A notícia da sentença capital recebeu-a com naturalidade: "Eu já tinha visto fotografias de pessoas mortas na Polónia onde o nome do meu pai era sempre referido." Tinha sete anos, mas os anos com mágoa duplicam-se. A desilusão, essa então triplicou, na única vez que visitou o pai na prisão: "Disse-me que iríamos passar o Natal todos juntos. E eu pensei cá para mim: mas estás tu a mentir-me porquê?"
OS DIÁRIOS
A resolução do Tribunal Militar é repetida por si todos os dias, a todas as horas, sempre, sempre. Enforca-o metaforicamente com a obsessão capaz de surpreender teses psicanalíticas. Mata-o, de novo, ao espezinhar, com gosto, a sua podre memória.
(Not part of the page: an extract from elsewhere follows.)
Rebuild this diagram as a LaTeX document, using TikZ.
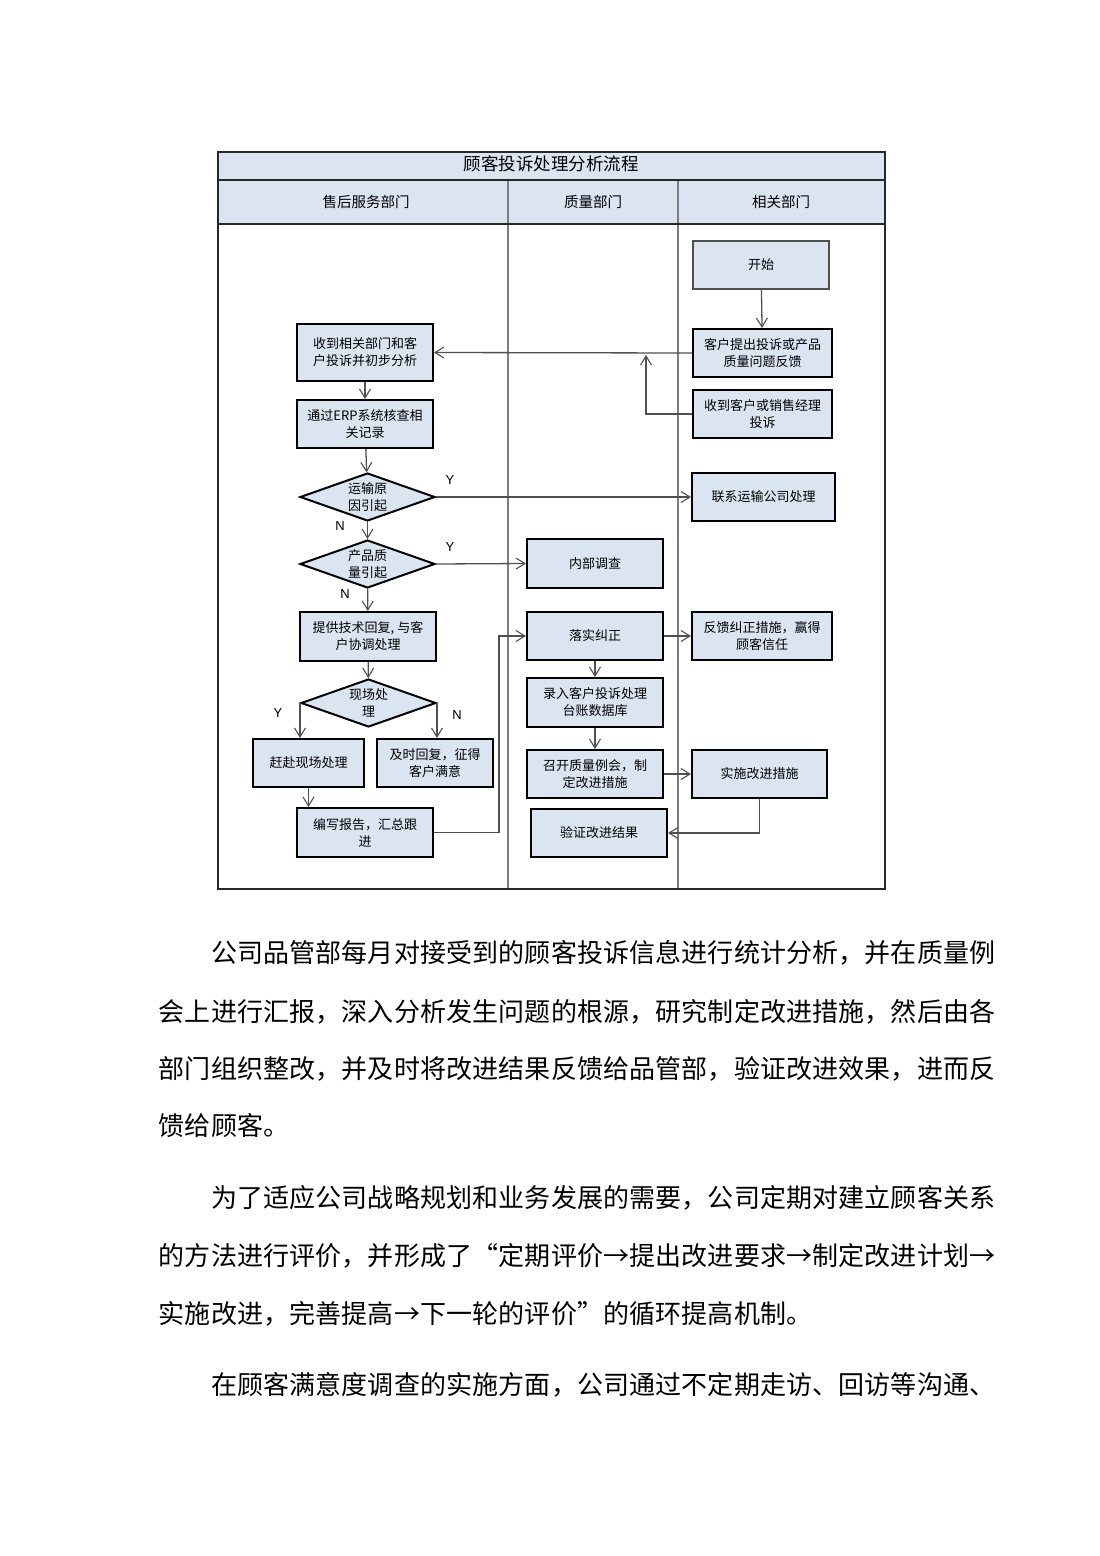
\documentclass[tikz,border=0pt]{standalone}
\usepackage{fontspec}
\setmainfont{Noto Sans CJK SC}
\newfontfamily\latinsans{Liberation Sans}
\usetikzlibrary{arrows.meta,shapes.geometric}
\definecolor{boxfill}{RGB}{219,229,242}
\definecolor{linegray}{RGB}{80,80,80}
\definecolor{colgray}{RGB}{125,125,125}
\definecolor{framegray}{RGB}{40,40,40}
\newlength\cw
\setlength\cw{26.15pt}
\def\spreadchars#1{\ifx#1\relax\else\makebox[\cw]{#1}\expandafter\spreadchars\fi}
\newcommand\Lqt{\makebox[\cw][r]{“}}
\newcommand\Rqt{\makebox[\cw][l]{”}}
\newcommand\bodyfont{\fontsize{26}{30}\selectfont}
\begin{document}
\begin{tikzpicture}[x=1pt,y=-1pt,
  fbox/.style={draw=black, line width=2pt, fill=boxfill, align=center, inner sep=0pt,
    minimum width=136pt, minimum height=48pt, font=\fontsize{13}{17}\selectfont},
  startbox/.style={fbox, draw=linegray, line width=1.2pt},
  dec/.style={diamond, draw=black, line width=2pt, fill=boxfill, align=center, inner sep=0pt,
    minimum width=135pt, minimum height=48pt, aspect=2.8, font=\fontsize{13}{17}\selectfont},
  arr/.style={draw=linegray, line width=1.3pt, -{Straight Barb[length=9pt,width=11pt,line width=1.1pt]}},
  yn/.style={font=\latinsans\fontsize{13}{13}\selectfont, inner sep=0pt},
  hdr/.style={font=\fontsize{14.5}{17}\selectfont, inner sep=0pt},
  body/.style={anchor=west, inner sep=0pt, font=\bodyfont},
]
\fill[white] (0,0) rectangle (1100,1556);
\useasboundingbox (0,0) rectangle (1100,1556);

% frame
\fill[boxfill] (218,152) rectangle (885,224);
\draw[colgray, line width=1.5pt] (508,180) -- (508,889);
\draw[colgray, line width=1.5pt] (678,180) -- (678,889);
\draw[framegray, line width=1.6pt] (218,180) -- (885,180);
\draw[framegray, line width=1.6pt] (218,224) -- (885,224);
\draw[framegray, line width=2pt] (218,152) rectangle (885,889);

\node[hdr, font=\fontsize{17.5}{20}\selectfont] (title) at (551,164) {顾客投诉处理分析流程};
\node[hdr] (h1) at (366,202) {售后服务部门};
\node[hdr] (h2) at (593,202) {质量部门};
\node[hdr] (h3) at (781,202) {相关部门};

% left lane
\node[fbox, minimum height=57pt] (b1) at (365,352.5) {收到相关部门和客\\户投诉并初步分析};
\node[fbox] (b2) at (365,424) {通过ERP系统核查相\\关记录};
\node[dec] (d1) at (367.5,497) {运输原\\因引起};
\node[dec] (d2) at (367.5,564) {产品质\\量引起};
\node[fbox, minimum height=49pt] (b3) at (368,636.5) {提供技术回复, 与客\\户协调处理};
\node[dec] (d3) at (368.5,703) {现场处\\理};
\node[fbox, minimum width=111pt] (b4) at (308.5,763) {赶赴现场处理};
\node[fbox, minimum width=116pt] (b5) at (435,763) {及时回复，征得\\客户满意};
\node[fbox, minimum height=49pt] (b6) at (365,832.5) {编写报告，汇总跟\\进};

% middle lane
\node[fbox, minimum height=49pt] (q1) at (595,563.5) {内部调查};
\node[fbox] (q2) at (595,636) {落实纠正};
\node[fbox, minimum height=49pt] (q3) at (595,702.5) {录入客户投诉处理\\台账数据库};
\node[fbox] (q4) at (595,774) {召开质量例会，制\\定改进措施};
\node[fbox] (q5) at (599,833) {验证改进结果};

% right lane
\node[startbox] (r0) at (761,265) {开始};
\node[fbox, minimum width=139pt] (r1) at (762.5,353) {客户提出投诉或产品\\质量问题反馈};
\node[fbox, minimum width=139pt] (r2) at (762.5,414) {收到客户或销售经理\\投诉};
\node[fbox, minimum width=143pt] (r3) at (763.5,497) {联系运输公司处理};
\node[fbox, minimum width=140pt] (r4) at (762,636) {反馈纠正措施，赢得\\顾客信任};
\node[fbox, minimum width=135pt] (r5) at (759.5,774) {实施改进措施};

% connectors
\coordinate (j1) at (646,355);
\coordinate (kx) at (499,636);
\draw[arr] (r0) -- (r1);
\draw[arr] (r1.west) -- (b1.east);
\draw[arr] (r2.west) -| (j1);
\draw[arr] (b1) -- (b2);
\draw[arr] (b2) -- (d1);
\draw[arr] (d1.east) -- (r3.west);
\draw[arr] (d1) -- (d2);
\draw[arr] (d2.east) -- (q1.west);
\draw[arr] (d2) -- (b3);
\draw[arr] (b3) -- (d3);
\draw[arr] (d3.west) -- (d3.west |- b4.north);
\draw[arr] (d3.east) -- (d3.east |- b5.north);
\draw[arr] (b4.south) -- (b4.south |- b6.north);
\draw[arr] (b6.east) -| (kx) -- (q2.west);
\draw[arr] (q2.east) -- (r4.west);
\draw[arr] (q2) -- (q3);
\draw[arr] (q3) -- (q4);
\draw[arr] (q4.east) -- (r5.west);
\draw[arr] (r5.south) |- (q5.east);

% Y / N labels
\node[yn] (y1) at (450,480) {Y};
\node[yn] (n1) at (340,526) {N};
\node[yn] (y2) at (450,547) {Y};
\node[yn] (n2) at (345,594) {N};
\node[yn] (y3) at (278,713) {Y};
\node[yn] (n3) at (457,715) {N};

% body text
\node[body] (p1a) at (158.5,953) {\spreadchars 　　公司品管部每月对接受到的顾客投诉信息进行统计分析，并在质量例\relax};
\node[body] (p1b) at (158.5,1012) {\spreadchars 会上进行汇报，深入分析发生问题的根源，研究制定改进措施，然后由各\relax};
\node[body] (p1c) at (158.5,1069) {\spreadchars 部门组织整改，并及时将改进结果反馈给品管部，验证改进效果，进而反\relax};
\node[body] (p1d) at (158.5,1126) {\spreadchars 馈给顾客。\relax};
\node[body] (p2a) at (158.5,1198) {\spreadchars 　　为了适应公司战略规划和业务发展的需要，公司定期对建立顾客关系\relax};
\node[body] (p2b) at (158.5,1256) {\spreadchars 的方法进行评价，并形成了\Lqt 定期评价→提出改进要求→制定改进计划→\relax};
\node[body] (p2c) at (158.5,1314) {\spreadchars 实施改进，完善提高→下一轮的评价\Rqt 的循环提高机制。\relax};
\node[body] (p3a) at (158.5,1385) {\spreadchars 　　在顾客满意度调查的实施方面，公司通过不定期走访、回访等沟通、\relax};
\end{tikzpicture}
\end{document}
O cadafalso da condenação vive nas palavras ditas e escritas, nas palavras que a autora deste texto ouviu de estômago fechado no último andar de um hotel em Lisboa: "O meu pai era um mentiroso. Tinha um caráter bárbaro. Era um grande, um grandíssimo covarde." Ao contrário de quem grava a conversa, Niklas não precisa de pausa para prosseguir: "Não encontrei nada que fizesse com que ele merecesse uma pena menor, como, por exemplo, a prisão perpétua. Sobre a vida do meu pai, eu tentei encontrar algo que ele pudesse ter feito contra Hitler ou para salvar vidas. Mas ele nunca fez algo assim. Tudo o que ele queria era ser amado por Hitler. Era a única coisa que importava para o meu pai. A única coisa!"
Nos diários que escreveu na cela em Nuremberga, continuava evidente a serventia prestada: "Pertenço, até à última fibra do meu ser, ao Führer e à gloriosa missão que ele comanda. Daqui a mil anos, a Alemanha ainda proclamará o mesmo. Servir a Alemanha é servir a Deus. Se Cristo reaparecesse na Terra, seria como um alemão. Nós guerreamos, em nome de Deus, contra os judeus e o bolchevismo."
Hans Frank perfilhava a fé católica romana. O papa Pio XII ainda tentou conceder-lhe perdão, mas a delegação polaca não consentiu. Anos mais tarde, Niklas encontrou-se com o padre que estivera com o pai na hora da execução. O relato consistiu no singular momento que o conseguiu comover: o padre disse-lhe que o pescoço partido do pai produziu um barulho brutal. A breve comoção não lhe trouxe piedade. Deu-lhe apenas a certeza do fim da vida de um carrasco.